Hydraulic fracturing in condensate reservoirs: A simulation study

Abstract

In gas condensate reservoirs, because of the retrograde condensate, while the bottom hole pressure drops under the dew point, intermediate components go to the liquid state, so the condensate accumulation will be occurring into the porous medium. Practically, we are not able to produce the valuable liquefied components by decreasing the reservoir pressure forever. Besides, by increasing the saturation of these liquids around the production well (condensate blockage), a decrease in gas production rate occurs. So far, many methods have been applied to prevent these condensates inside the reservoirs. However, in these traditional methods typically it is required to inject another fluid into the reservoir to prevent pressure depletion such that the pressure distribution profile inside the reservoir is maintained above the dew point. Generally, in this method, it is assumed that the pressure distribution profile has a continuous logarithmic trend from the hole to the reservoir boundary.
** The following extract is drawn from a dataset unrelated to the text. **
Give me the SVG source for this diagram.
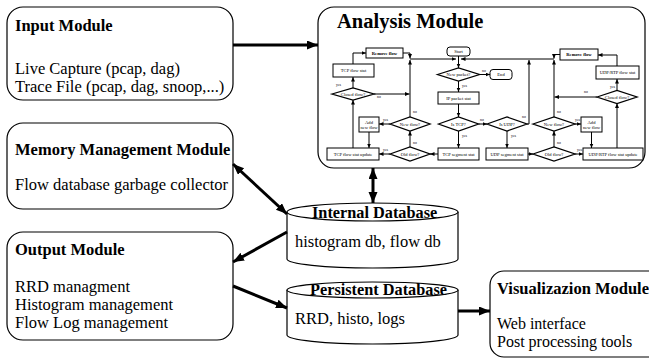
<svg xmlns="http://www.w3.org/2000/svg" width="649" height="358" viewBox="0 0 649 358">
<style>
text{font-family:"Liberation Serif","Times New Roman",serif;fill:#000}
.t{font-size:16.5px;font-weight:bold}
.b{font-size:16.5px}
.v{font-size:16px}
.dt{font-size:16.3px;font-weight:bold}
.mod{fill:#fff;stroke:#000;stroke-width:1.2}
.big{fill:none;stroke:#000;stroke-width:3}
.fc{fill:#fff;stroke:#000;stroke-width:1}
.dm{fill:#fff;stroke:#000;stroke-width:1.3}
.ln{fill:none;stroke:#000;stroke-width:1}
.s{font-size:4.6px;text-anchor:middle}
.sb{font-size:4.6px;text-anchor:middle;font-weight:bold}
.l{font-size:3.8px}
</style>
<defs>
<marker id="ah" markerUnits="userSpaceOnUse" markerWidth="12" markerHeight="10" refX="11" refY="4.5" orient="auto-start-reverse"><path d="M0,0 L11,4.5 L0,9 z" fill="#000"/></marker>
<marker id="sa" markerUnits="userSpaceOnUse" markerWidth="6" markerHeight="6" refX="4.5" refY="2" orient="auto-start-reverse"><path d="M0,0 L4.5,2 L0,4 z" fill="#000"/></marker>
</defs>

<g id="input-module">
<rect class="mod" x="7" y="7" width="226" height="93" rx="16"/>
<text class="t" x="15" y="31">Input Module</text>
<text class="b" x="15" y="74">Live Capture (pcap, dag)</text>
<text class="b" x="15" y="92">Trace File (pcap, dag, snoop,...)</text>
</g>

<g id="memory-module">
<rect class="mod" x="7" y="123" width="226" height="86" rx="16"/>
<text class="t" x="15" y="155">Memory Management Module</text>
<text class="b" x="15" y="190">Flow database garbage collector</text>
</g>

<g id="output-module">
<rect class="mod" x="7" y="232" width="226" height="108" rx="16"/>
<text class="t" x="15" y="255">Output Module</text>
<text class="b" x="15" y="292">RRD managment</text>
<text class="b" x="15" y="310">Histogram management</text>
<text class="b" x="15" y="328">Flow Log management</text>
</g>

<g id="visualization-module">
<rect class="mod" x="490" y="271" width="175" height="86" rx="14"/>
<text class="t" x="497" y="294">Visualizazion Module</text>
<text class="v" x="497" y="329">Web interface</text>
<text class="v" x="497" y="347">Post processing tools</text>
</g>

<g id="internal-database">
<path class="mod" d="M287,212 V259 A85.5,9 0 0 0 458,259 V212"/>
<ellipse class="mod" cx="372.5" cy="212" rx="85.5" ry="9"/>
<text class="dt" x="312" y="218">Internal Database</text>
<text class="b" x="295" y="247">histogram db, flow db</text>
</g>

<g id="persistent-database">
<path class="mod" d="M287,290 V335 A85.5,9 0 0 0 458,335 V290"/>
<ellipse class="mod" cx="372.5" cy="290" rx="85.5" ry="8"/>
<text class="dt" x="310" y="295">Persistent Database</text>
<text class="b" x="295" y="324">RRD, histo, logs</text>
</g>

<g id="analysis-module">
<rect class="mod" x="318" y="7" width="327" height="161" rx="16"/>
<text x="337" y="28" style="font-size:20.5px;font-weight:bold">Analysis Module</text>

<g id="flowchart-connectors">
<path class="ln" d="M410,59 H456" marker-end="url(#sa)"/>
<path class="ln" d="M554,59 H461" marker-end="url(#sa)"/>
<path class="ln" d="M458.5,56 V68" marker-end="url(#sa)"/>
<path class="ln" d="M479.5,74.5 H490" marker-end="url(#sa)"/>
<path class="ln" d="M458.5,81 V92" marker-end="url(#sa)"/>
<path class="ln" d="M458.5,104 V117" marker-end="url(#sa)"/>
<path class="ln" d="M478.5,124 H487" marker-end="url(#sa)"/>
<path class="ln" d="M527,124 H529 V60" marker-end="url(#sa)"/>
<path class="ln" d="M458.5,131 V148" marker-end="url(#sa)"/>
<path class="ln" d="M507,131 V148" marker-end="url(#sa)"/>
<path class="ln" d="M438,154 H430" marker-end="url(#sa)"/>
<path class="ln" d="M390,154 H379" marker-end="url(#sa)"/>
<path class="ln" d="M410,147 V131" marker-end="url(#sa)"/>
<path class="ln" d="M410,117 V60" marker-end="url(#sa)"/>
<path class="ln" d="M390,124 H379" marker-end="url(#sa)"/>
<path class="ln" d="M369,132 V148" marker-end="url(#sa)"/>
<path class="ln" d="M353,148 V100" marker-end="url(#sa)"/>
<path class="ln" d="M374,94 H409.5" marker-end="url(#sa)"/>
<path class="ln" d="M353,88 V77" marker-end="url(#sa)"/>
<path class="ln" d="M353,64 V53 H366" marker-end="url(#sa)"/>
<path class="ln" d="M403,53 H410 V58.5" marker-end="url(#sa)"/>
<path class="ln" d="M560,54.5 H554 V58.5" marker-end="url(#sa)"/>
<path class="ln" d="M617,66 V55 H598" marker-end="url(#sa)"/>
<path class="ln" d="M617,90.5 V79" marker-end="url(#sa)"/>
<path class="ln" d="M597,97 H554.5" marker-end="url(#sa)"/>
<path class="ln" d="M554,117 V60" marker-end="url(#sa)"/>
<path class="ln" d="M575,124 H581" marker-end="url(#sa)"/>
<path class="ln" d="M591.5,132 V148" marker-end="url(#sa)"/>
<path class="ln" d="M528,154 H533" marker-end="url(#sa)"/>
<path class="ln" d="M554,147 V131" marker-end="url(#sa)"/>
<path class="ln" d="M575,154 H583" marker-end="url(#sa)"/>
<path class="ln" d="M617,148 V103.5" marker-end="url(#sa)"/>
<text class="l" x="482" y="71.5">no</text>
<text class="l" x="462" y="87">yes</text>
<text class="l" x="480" y="121">no</text>
<text class="l" x="522" y="118">no</text>
<text class="l" x="462" y="137">yes</text>
<text class="l" x="511" y="137">yes</text>
<text class="l" x="383" y="151">yes</text>
<text class="l" x="413" y="144">no</text>
<text class="l" x="413" y="113">no</text>
<text class="l" x="383" y="121">yes</text>
<text class="l" x="377" y="98">no</text>
<text class="l" x="336" y="86">yes</text>
<text class="l" x="610" y="88">yes</text>
<text class="l" x="584" y="93">no</text>
<text class="l" x="557" y="113">no</text>
<text class="l" x="575" y="121">yes</text>
<text class="l" x="557" y="144">no</text>
<text class="l" x="577" y="151">yes</text>
</g>

<g id="fc-start"><rect class="fc" x="447" y="47" width="23" height="9" rx="3"/><text class="s" x="458.5" y="53">Start</text></g>
<g id="fc-new-packet"><polygon class="dm" points="437.5,74.5 458.5,68 479.5,74.5 458.5,81"/><text class="s" x="458.5" y="76">New packet?</text></g>
<g id="fc-end"><rect class="fc" x="490" y="69.5" width="22" height="10" rx="3"/><text class="s" x="501" y="76">End</text></g>
<g id="fc-ip-packet-stat"><rect class="fc" x="438" y="92" width="41" height="12"/><text class="s" x="458.5" y="99.5">IP packet stat</text></g>
<g id="fc-is-tcp"><polygon class="dm" points="438.5,124 458.5,117 478.5,124 458.5,131"/><text class="s" x="458.5" y="125.5">Is TCP?</text></g>
<g id="fc-is-udp"><polygon class="dm" points="487,124 507,117 527,124 507,131"/><text class="s" x="507" y="125.5">Is UDP?</text></g>
<g id="fc-tcp-segment-stat"><rect class="fc" x="438" y="148" width="41" height="12"/><text class="s" x="458.5" y="155.5">TCP segment stat</text></g>
<g id="fc-udp-segment-stat"><rect class="fc" x="486" y="148" width="42" height="12"/><text class="s" x="507" y="155.5">UDP segment stat</text></g>
<g id="fc-old-flow-tcp"><polygon class="dm" points="390,154 410,147 430,154 410,161"/><text class="s" x="410" y="155.5">Old flow?</text></g>
<g id="fc-new-flow-tcp"><polygon class="dm" points="390,124 410,117 430,124 410,131"/><text class="s" x="410" y="125.5">New flow?</text></g>
<g id="fc-tcp-flow-stat-update"><rect class="fc" x="327" y="148" width="52" height="12"/><text class="s" x="353" y="155.5">TCP flow stat update</text></g>
<g id="fc-add-new-flow-tcp"><rect class="fc" x="359" y="117" width="20" height="15"/><text class="s" x="369" y="123.5">Add</text><text class="s" x="369" y="129">new flow</text></g>
<g id="fc-closed-flow-tcp"><polygon class="dm" points="332,94 353,88 374,94 353,100"/><text class="s" x="353" y="95.5">Closed flow?</text></g>
<g id="fc-tcp-flow-stat"><rect class="fc" x="333" y="64" width="41" height="13"/><text class="s" x="353.5" y="72">TCP flow stat</text></g>
<g id="fc-remove-flow-tcp"><rect class="fc" x="366" y="48" width="37" height="10"/><text class="sb" x="384.5" y="54.5">Remove flow</text></g>
<g id="fc-remove-flow-udp"><rect class="fc" x="560" y="49" width="38" height="11"/><text class="sb" x="579" y="56">Remove flow</text></g>
<g id="fc-udp-flow-stat"><rect class="fc" x="596" y="66" width="43" height="13"/><text class="s" x="617.5" y="74">UDP/RTP flow stat</text></g>
<g id="fc-closed-flow-udp"><polygon class="dm" points="597,97 617,90.5 637,97 617,103.5"/><text class="s" x="617" y="98.5">Closed flow?</text></g>
<g id="fc-new-flow-udp"><polygon class="dm" points="533,124 554,117 575,124 554,131"/><text class="s" x="554" y="125.5">New flow?</text></g>
<g id="fc-add-new-flow-udp"><rect class="fc" x="581" y="117" width="21" height="15"/><text class="s" x="591.5" y="123.5">Add</text><text class="s" x="591.5" y="129">new flow</text></g>
<g id="fc-old-flow-udp"><polygon class="dm" points="533,154 554,147 575,154 554,161"/><text class="s" x="554" y="155.5">Old flow?</text></g>
<g id="fc-udp-flow-stat-update"><rect class="fc" x="583" y="148" width="60" height="12"/><text class="s" x="613" y="155.5">UDP/RTP  flow stat update</text></g>
</g>

<g id="connectors">
<line class="big" x1="233" y1="45" x2="318" y2="45" marker-end="url(#ah)"/>
<line class="big" x1="233" y1="164" x2="287" y2="214" marker-start="url(#ah)" marker-end="url(#ah)"/>
<line class="big" x1="373" y1="168" x2="373" y2="203" marker-start="url(#ah)" marker-end="url(#ah)"/>
<line class="big" x1="287" y1="232" x2="233" y2="262" marker-end="url(#ah)"/>
<line class="big" x1="233" y1="286" x2="287" y2="308" marker-end="url(#ah)"/>
<line class="big" x1="458" y1="311" x2="490" y2="311" marker-end="url(#ah)"/>
</g>
</svg>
In the present study, a new approach is taken to change the pressure distribution profile inside the reservoir through creating a hydraulic fracture around the production well. In this way, a lower bottom hole pressure drop would be required for producing a certain amount of fluid. As a result, liquid accumulation around the well is prevented. In other words, a change in the profile of reservoir pressure distribution would occur in the areas near to the well, leading to a remarkably higher well productivity index. However, this method affects productivity index of the well rather than prevention of condensate trapping. In this paper, the impact of hydraulic fracturing on preventing the amount of condensate accumulation in the reservoir is investigated using simulation of a synthetic model. Three scenarios are considered; natural depletion, injection of water into the reservoir and producing by a hydraulic fractured well. Then, a sensitivity analysis is conducted on production and injection rate as well as fracture permeability to achieve the best scenario. The results show that hydraulic fracturing reduce the bottom hole pressure for a certain production rate, by the way it prevents the pressure to drop less than dew point, so it prevents the formation of condensate around the wells which result in improve well productivity index.